Kyle Schwarber led off the first with a home run off the batter’s eye in center field.
This is not a recording.
For all the discussion about the wisdom of having a hitter with a batting average under .200 in the top spot of the order, it was the fourth time in his last 10 games that Schwarber has gotten his team going with a first-inning bomb. It was also his 10th leadoff homer of the year, passing Jimmy Rollins for the franchise single season record.
Overall, it was his 11th home run in his last 18 games, giving him 41 for the season.
“It’s that time of year when you need to get series wins,” Schwarber said on the NBC Sports Philadelphia postgame interview on the field. “Keep pushing to the very end. We did a really good job of going out there and taking care of business. Now we’ve just got to keep it going.
“It’s always good to start the game with a run on the board.”
The Phillies extended their lead with a two out, two-run double in the fourth. That ended an 0-for-20 streak for Harper.
“It was huge at that point of the game to extend the lead from one to three," said Schwarber, who had walked and scored from first on the play. “Great at bat by him.”

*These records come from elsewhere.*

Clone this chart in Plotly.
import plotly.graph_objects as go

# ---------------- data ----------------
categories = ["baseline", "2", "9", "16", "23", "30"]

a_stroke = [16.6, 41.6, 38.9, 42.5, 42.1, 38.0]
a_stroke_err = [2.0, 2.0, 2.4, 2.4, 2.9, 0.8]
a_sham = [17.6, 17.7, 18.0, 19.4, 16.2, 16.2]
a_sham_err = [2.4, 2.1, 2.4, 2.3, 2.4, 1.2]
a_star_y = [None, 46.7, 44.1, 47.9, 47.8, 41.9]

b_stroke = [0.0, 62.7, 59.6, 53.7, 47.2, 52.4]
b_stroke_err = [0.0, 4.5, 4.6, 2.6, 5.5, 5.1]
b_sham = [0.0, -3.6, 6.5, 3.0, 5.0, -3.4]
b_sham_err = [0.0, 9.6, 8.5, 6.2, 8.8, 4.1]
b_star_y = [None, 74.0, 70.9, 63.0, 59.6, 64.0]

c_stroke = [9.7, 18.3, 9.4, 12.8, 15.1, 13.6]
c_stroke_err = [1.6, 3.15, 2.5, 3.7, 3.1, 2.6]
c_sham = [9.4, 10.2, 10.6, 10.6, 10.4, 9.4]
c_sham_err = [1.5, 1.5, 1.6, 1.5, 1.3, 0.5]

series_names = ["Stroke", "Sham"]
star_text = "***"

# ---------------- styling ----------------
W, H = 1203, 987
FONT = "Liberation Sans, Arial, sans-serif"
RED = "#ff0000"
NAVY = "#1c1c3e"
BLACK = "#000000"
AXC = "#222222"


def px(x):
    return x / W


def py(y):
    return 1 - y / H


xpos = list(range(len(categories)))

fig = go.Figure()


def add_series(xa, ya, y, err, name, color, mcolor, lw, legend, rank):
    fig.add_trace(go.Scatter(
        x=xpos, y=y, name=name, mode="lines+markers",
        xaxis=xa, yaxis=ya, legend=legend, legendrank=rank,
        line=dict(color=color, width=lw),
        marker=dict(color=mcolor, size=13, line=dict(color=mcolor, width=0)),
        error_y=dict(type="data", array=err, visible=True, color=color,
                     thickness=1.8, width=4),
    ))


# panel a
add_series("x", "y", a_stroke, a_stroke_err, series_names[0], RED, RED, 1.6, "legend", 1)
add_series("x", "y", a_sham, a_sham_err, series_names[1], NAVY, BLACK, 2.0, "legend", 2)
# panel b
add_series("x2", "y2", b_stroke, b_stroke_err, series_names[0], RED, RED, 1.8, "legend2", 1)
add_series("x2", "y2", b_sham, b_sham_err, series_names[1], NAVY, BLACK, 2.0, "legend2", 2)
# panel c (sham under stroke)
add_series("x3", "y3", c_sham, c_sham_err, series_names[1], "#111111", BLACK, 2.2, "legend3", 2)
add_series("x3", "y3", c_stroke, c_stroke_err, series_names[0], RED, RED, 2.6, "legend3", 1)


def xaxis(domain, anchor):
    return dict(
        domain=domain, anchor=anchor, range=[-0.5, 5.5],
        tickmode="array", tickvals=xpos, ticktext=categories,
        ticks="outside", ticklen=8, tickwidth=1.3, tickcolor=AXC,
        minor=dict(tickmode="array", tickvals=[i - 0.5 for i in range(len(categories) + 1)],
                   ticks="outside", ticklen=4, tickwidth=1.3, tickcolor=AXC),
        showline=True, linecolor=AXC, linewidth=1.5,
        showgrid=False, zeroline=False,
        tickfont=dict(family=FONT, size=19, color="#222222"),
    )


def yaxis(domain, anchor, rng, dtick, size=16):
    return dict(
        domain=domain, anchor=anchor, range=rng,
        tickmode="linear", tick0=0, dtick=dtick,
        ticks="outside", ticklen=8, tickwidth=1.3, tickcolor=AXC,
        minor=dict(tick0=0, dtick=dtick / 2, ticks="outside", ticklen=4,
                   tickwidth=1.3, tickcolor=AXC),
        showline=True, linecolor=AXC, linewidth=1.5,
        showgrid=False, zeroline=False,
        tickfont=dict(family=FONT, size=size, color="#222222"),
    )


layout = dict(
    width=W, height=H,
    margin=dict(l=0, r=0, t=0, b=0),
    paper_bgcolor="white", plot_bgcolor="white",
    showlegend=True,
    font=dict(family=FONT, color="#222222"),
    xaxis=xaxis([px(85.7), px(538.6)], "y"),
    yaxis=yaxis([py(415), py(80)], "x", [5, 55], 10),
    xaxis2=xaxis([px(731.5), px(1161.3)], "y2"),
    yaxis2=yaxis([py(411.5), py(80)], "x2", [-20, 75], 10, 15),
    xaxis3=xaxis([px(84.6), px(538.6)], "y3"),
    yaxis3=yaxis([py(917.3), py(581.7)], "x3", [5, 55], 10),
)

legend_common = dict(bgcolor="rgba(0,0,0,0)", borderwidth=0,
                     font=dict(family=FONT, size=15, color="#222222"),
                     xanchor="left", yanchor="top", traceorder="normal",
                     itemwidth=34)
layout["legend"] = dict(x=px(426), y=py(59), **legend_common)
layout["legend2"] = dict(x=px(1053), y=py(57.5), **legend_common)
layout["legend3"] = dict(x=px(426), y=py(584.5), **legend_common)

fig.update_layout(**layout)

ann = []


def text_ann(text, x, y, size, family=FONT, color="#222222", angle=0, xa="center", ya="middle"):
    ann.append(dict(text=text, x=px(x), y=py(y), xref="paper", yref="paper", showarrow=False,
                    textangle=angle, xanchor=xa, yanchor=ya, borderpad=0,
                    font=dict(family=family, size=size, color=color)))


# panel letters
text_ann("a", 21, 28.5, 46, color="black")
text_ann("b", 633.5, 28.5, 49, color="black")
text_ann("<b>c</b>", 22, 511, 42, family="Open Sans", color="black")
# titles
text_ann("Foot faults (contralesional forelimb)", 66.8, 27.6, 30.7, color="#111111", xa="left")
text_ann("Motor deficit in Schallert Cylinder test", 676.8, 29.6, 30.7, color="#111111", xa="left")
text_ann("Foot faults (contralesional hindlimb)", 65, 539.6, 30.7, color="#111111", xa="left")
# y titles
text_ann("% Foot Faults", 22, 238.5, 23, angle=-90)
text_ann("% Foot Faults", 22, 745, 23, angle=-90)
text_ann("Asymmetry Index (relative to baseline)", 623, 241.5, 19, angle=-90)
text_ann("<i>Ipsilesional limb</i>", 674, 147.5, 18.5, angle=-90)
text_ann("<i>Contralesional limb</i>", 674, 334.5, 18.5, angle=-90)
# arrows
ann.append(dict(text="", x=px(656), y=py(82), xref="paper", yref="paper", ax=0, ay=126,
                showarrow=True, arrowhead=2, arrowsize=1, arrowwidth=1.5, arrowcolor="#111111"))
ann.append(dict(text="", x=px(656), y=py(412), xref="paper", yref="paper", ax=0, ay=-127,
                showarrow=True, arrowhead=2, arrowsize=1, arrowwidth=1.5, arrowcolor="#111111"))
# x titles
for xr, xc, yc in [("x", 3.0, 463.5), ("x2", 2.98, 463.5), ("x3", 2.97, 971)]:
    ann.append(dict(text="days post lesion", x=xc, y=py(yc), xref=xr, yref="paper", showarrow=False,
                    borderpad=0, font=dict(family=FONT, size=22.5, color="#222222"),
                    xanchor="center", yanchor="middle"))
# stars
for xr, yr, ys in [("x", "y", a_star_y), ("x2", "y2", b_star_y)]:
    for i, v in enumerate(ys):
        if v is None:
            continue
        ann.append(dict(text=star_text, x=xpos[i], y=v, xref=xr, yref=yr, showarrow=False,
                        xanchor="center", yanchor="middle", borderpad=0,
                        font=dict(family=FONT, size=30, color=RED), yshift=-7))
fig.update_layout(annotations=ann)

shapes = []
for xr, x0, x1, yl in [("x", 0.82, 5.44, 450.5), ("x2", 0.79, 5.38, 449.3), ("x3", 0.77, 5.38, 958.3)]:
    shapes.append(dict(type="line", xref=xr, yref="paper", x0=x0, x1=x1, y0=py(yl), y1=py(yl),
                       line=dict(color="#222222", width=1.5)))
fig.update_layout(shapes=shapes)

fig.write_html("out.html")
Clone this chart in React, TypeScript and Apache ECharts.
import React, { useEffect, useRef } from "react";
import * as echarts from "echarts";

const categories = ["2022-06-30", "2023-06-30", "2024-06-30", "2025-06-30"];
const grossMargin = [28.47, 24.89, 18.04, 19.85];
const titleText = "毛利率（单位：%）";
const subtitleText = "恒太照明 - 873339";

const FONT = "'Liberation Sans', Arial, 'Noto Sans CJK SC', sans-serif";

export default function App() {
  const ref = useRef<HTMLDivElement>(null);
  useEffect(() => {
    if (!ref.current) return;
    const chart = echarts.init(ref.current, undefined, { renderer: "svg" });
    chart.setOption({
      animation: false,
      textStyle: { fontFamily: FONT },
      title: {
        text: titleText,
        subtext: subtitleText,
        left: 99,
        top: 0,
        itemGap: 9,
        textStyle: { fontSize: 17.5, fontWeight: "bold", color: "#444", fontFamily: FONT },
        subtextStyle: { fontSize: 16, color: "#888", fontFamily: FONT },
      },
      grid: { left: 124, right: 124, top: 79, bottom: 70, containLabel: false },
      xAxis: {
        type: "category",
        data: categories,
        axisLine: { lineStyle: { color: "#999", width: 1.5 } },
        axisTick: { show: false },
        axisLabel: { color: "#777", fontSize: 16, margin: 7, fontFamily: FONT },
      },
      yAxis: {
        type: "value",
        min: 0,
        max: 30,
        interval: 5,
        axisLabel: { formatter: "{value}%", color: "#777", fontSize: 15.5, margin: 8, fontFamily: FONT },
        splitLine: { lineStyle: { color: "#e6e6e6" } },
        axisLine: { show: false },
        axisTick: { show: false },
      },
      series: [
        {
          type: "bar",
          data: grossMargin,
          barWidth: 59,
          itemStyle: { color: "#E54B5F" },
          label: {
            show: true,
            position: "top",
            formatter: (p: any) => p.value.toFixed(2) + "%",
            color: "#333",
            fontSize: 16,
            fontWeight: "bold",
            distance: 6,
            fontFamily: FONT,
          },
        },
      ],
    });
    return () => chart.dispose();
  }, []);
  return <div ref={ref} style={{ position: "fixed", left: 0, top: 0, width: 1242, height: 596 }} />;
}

Harper told reporters he didn’t consider taking a day off to reset himself.
“That’s why you play a full season,” he said. “You’re going to go through spurts. You have to stay in the lineup no matter what you’re doing. It’s not about me. It’s about everybody in here.
“I don’t think it’s anything about my swing. It’s about chasing pitches. You just can’t do that. I just have to stay within myself.”
The Phillies continued to lean on the long ball when J.T. Realmuto homered in the third. They then added on an insurance run on a single by Brandon Marsh, a walk to Edmundo Sosa and an RBI single by Jake Cave.
The Phillies finished 3-3 on the road trip that began in Milwaukee.
The Phillies are off Thursday, then open a weekend series against Miami at Citizens Bank Park.
It will be LHP Cristopher Sanchez (2-3, 3.48) starting for the Phillies Friday at 7:05 p.m., RHP Aaron Nola (12-9, 4.55) Saturday at 6:05 p.m. and LHP Ranger Suarez (2-6, 3.91) Sunday at 1:05 p.m.
The Marlins have to adjust their lineup after placing ace righthander Sandy Alcantara on the injured list Wednesday with a forearm strain.